PaulMcInnis / JobFunnel

Scrape job websites into a single spreadsheet with no duplicates.
MIT License
1.81k stars 212 forks source link

added summarization to blurb #57

Closed studentbrad closed 4 years ago

studentbrad commented 4 years ago

Blurb Summarization :1st_place_medal:

It seems obvious that we needed some way of formatting and shortening the blurb. For this I added summarization from gensim. gensim is a very good library for creating quick summaries with a designated number of words.

Context of change

Type of change

How Has This Been Tested?

Checklist:

bunsenmurder commented 4 years ago

I really like this idea, but we should definitely be doing exploratory data analyses and sharing the results before implementing features that use machine learning like this one. Implementing this would reduce our duplicate filter accuracy a lot. We would need to save all of our full blurbs in a separate file from the master list for this to work without affecting duplicate filtering.

PaulMcInnis commented 4 years ago

love this feature @studentbrad !

I agree with @bunsenmurder , we should retain the complete text somewhere so that the data can be used for other things including the similarity filter.

Perhaps we can just have blurb be the shortened text and add a new column to store the complete scraped text?

This greatly improves usability when reading thru job postings, can always just hide the column of raw/scraped text - though storing it elsewhere would be a cleaner option.

studentbrad commented 4 years ago

@bunsenmurder @PaulMcInnis I have taken your advice but this may be harder to implement than I thought. I want to preserve the what is now called the description (aka job['description']). However, I do not want this in the .csv. I only want the blurb. This contradicts how we use the .csv. The .csv is loaded as a job dictionary, so any column not included in the .csv is left blank (the description). I am confused on how handle this because we need to parse the .csv to update status'. It can be done using a combination of .csv and pickle parsing, but complicates the project. Thoughts?

markkvdb commented 4 years ago

Maybe something of a relational database. Make an Id for all job posting and store the original text with this id connected to a job.
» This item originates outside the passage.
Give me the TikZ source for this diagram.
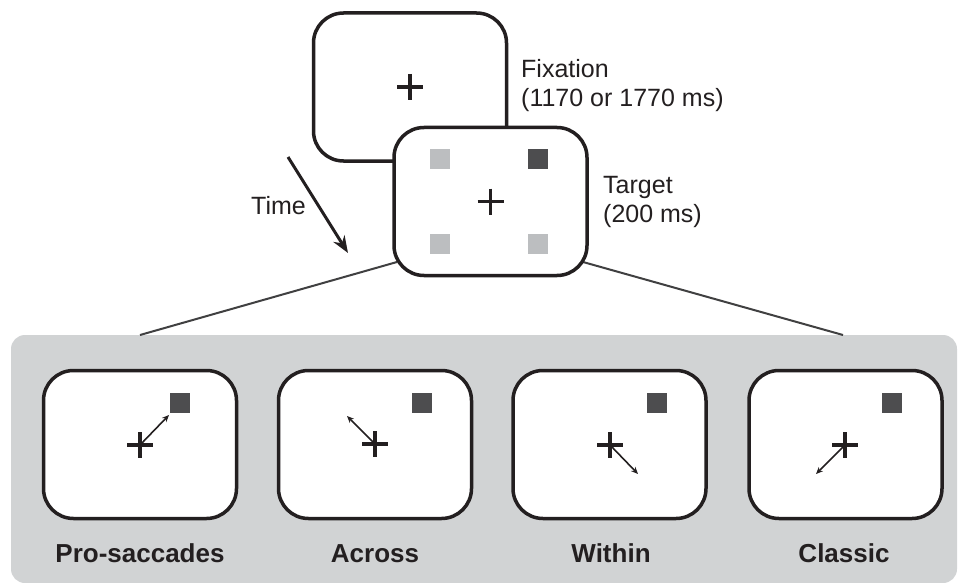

bunsenmurder commented 4 years ago

The idea that @markkvdb had could work, as we could save every job description per id in a master 'database' file.

Then before running our similarity filter, we match jobs in the master list to our database and replace the blurb with the full description in our dictionary object. Then after the similarity filter runs, we just apply the summarizer on the final product.

studentbrad commented 4 years ago

I can maintain backward compatibility. The description will be stored elsewhere but the blurb will become a summarised version of the description in masterlist.csv. Sometimes the description cannot be summarised. In this case, the description becomes the blurb aka. job['blurb'] = job['description']. So, maintaining backward compatibility works with opposite logic. If we read the masterlist.csv and find no description stored elsewhere for that job ID; then the blurb becomes the description aka. job['description'] = job['blurb'].

studentbrad commented 4 years ago

I will close this PR for now until I have found a solution. Anyone is free to make suggestions in the meantime.